3eme : Pourriez-vous nous montrer une de vos œuvres ?
Adrien : prend une pipette et fait tomber une goutte, qui déclenche un son. La goutte d’eau tombe sur une plaque, avec un micro en-dessous. Le son de l’impact de la goutte est amplifié.
3eme : Et c’est uniquement l’eau qui fait que ça marche ?
Adrien : Non, mais on en reste à la goutte d’eau pour éviter les accidents. Ce son, ça vous évoque quoi ?
3eme : C’est intrigant. Ce bruit est satisfaisant, mais cela doit être infernal s’il y a plein d’eau, comme un robinet.
Adrien : Justement, l’idée c’est de capter un micro évènement et lui donner une dimension beaucoup plus importante. Ça m’est venu parce que j’avais une fuite d’eau, et que le bruit la nuit me semblait infernal.
3eme : Il y a un dicton qui dit plus c’est gros, plus ça passe (c’est pour le mensonge).
Adrien : Il y a beaucoup de pollutions sonores. Dans n’importe quel centre-ville, ça devient un brouhaha, une cacophonie. Ça fatigue.
3eme : Peut-être que certains sons devraient être bannis. Comme le bruit de la craie sur le tableau.

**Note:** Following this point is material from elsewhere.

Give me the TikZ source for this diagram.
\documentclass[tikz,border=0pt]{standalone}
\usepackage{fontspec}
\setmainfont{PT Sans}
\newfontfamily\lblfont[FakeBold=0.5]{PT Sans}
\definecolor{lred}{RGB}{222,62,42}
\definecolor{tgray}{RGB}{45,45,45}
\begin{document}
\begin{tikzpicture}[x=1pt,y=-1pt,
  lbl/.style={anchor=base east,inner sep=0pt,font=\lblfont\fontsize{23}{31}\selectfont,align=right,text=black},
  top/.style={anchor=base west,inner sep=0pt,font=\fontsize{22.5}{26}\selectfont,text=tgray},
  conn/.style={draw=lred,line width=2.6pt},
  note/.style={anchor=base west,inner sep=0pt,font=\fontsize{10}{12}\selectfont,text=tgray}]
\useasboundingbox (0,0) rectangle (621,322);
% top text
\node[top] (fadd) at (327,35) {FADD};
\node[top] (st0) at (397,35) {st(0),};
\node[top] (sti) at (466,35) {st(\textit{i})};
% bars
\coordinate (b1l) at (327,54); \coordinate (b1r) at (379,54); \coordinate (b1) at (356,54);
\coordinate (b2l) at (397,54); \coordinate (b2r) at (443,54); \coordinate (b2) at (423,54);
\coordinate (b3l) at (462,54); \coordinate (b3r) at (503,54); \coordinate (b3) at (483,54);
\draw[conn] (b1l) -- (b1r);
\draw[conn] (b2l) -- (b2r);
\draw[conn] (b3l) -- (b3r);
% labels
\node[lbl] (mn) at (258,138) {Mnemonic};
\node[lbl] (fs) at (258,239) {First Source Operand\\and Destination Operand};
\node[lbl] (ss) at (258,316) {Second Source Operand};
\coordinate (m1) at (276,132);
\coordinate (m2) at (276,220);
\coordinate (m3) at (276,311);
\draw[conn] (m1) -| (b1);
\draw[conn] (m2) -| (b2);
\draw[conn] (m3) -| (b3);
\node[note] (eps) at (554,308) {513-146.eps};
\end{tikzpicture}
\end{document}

Adrien : On a tous nos singularités, j’ai un ami, ce qui le fait souffrir c’est le bruit d’un ballon de baudruche. L’ouïe, on ne peut pas l’enlever. On peut fermer, les yeux, se boucher le nez. Mais le son nous parvient tout le temps. Même chez une personne qui a une surdité totale, il y des sons fantômes.